Probability

I was hurrying to my next meeting a few buildings away from our office with just five minutes to spare. I had been there before, and it only took me two, so I knew I had enough time to get there, and set up the projector. I was lost in thought when a guy grabbed me by the arm, and said, “Oy!” The face looked familiar, but I could not place it anywhere. I was beginning to get worried because one, I barely had enough time to get to the next meeting, and two, with the way he smiled, we must have been pretty close before, and it would be utterly embarrassing if I had not been not able to remember his name. I was about to shift to a customary, “Oy! Kmusta!” and pretend like I knew him and his favourite pet. Then, I remembered.






This was Steven, which we all called Bentot, then. I could only imagine my eyes widen like the Pacific Ocean! I had never thought to meet him here. He said we worked in same City and along the same avenue. He worked for a shipping company, to which I smiled. Years ago, we would have thought he’d spend the rest of his life drowning himself in alcohol or sleeping in his urine. The guy started drinking early, with the company of people he met from God-knows-where.

But we are all both a wave and a particle, and where we are and how fast we are going could never be ascertained. Heisenberg was wise enough to know this, saying that knowing a particle’s velocity and position means nothing for it can never be known. We can approach this knowledge, but never quite get there. We could, however, settle for probabilities, and accept the uncertainty of everything.

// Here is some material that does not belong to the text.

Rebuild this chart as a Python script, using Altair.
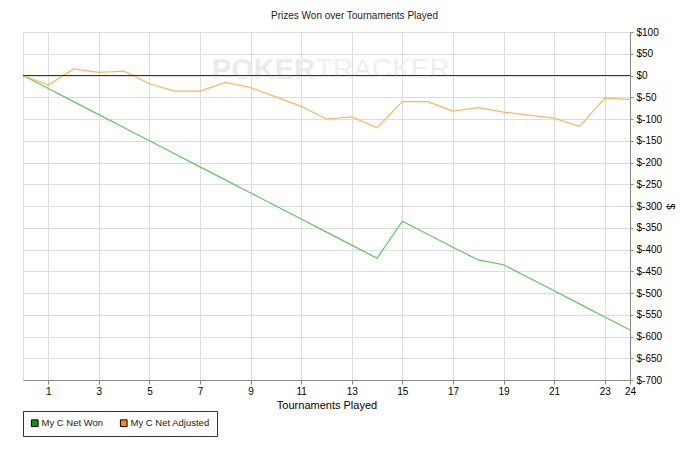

But that’s fine for this could also be proof of our freedom. From a mechanistic universe, from society, from our predispositions, and possibly, fries, too. So, that when I met Bentot again after many years, it was just a little surprising (though, I might be lying a bit here) that he achieved what many of us had thought he wouldn’t.

We would still be talking on that busy walkway if a man had not bumped into me. I glanced at my watch and saw that we had been at it for a good 3 minutes. I could still make it. I had to go, I said, and he, too.

I wasn’t late for the meeting, but on the way there, I could not stop thinking about Heisenberg’s Uncertainty Principle and quitting smoking.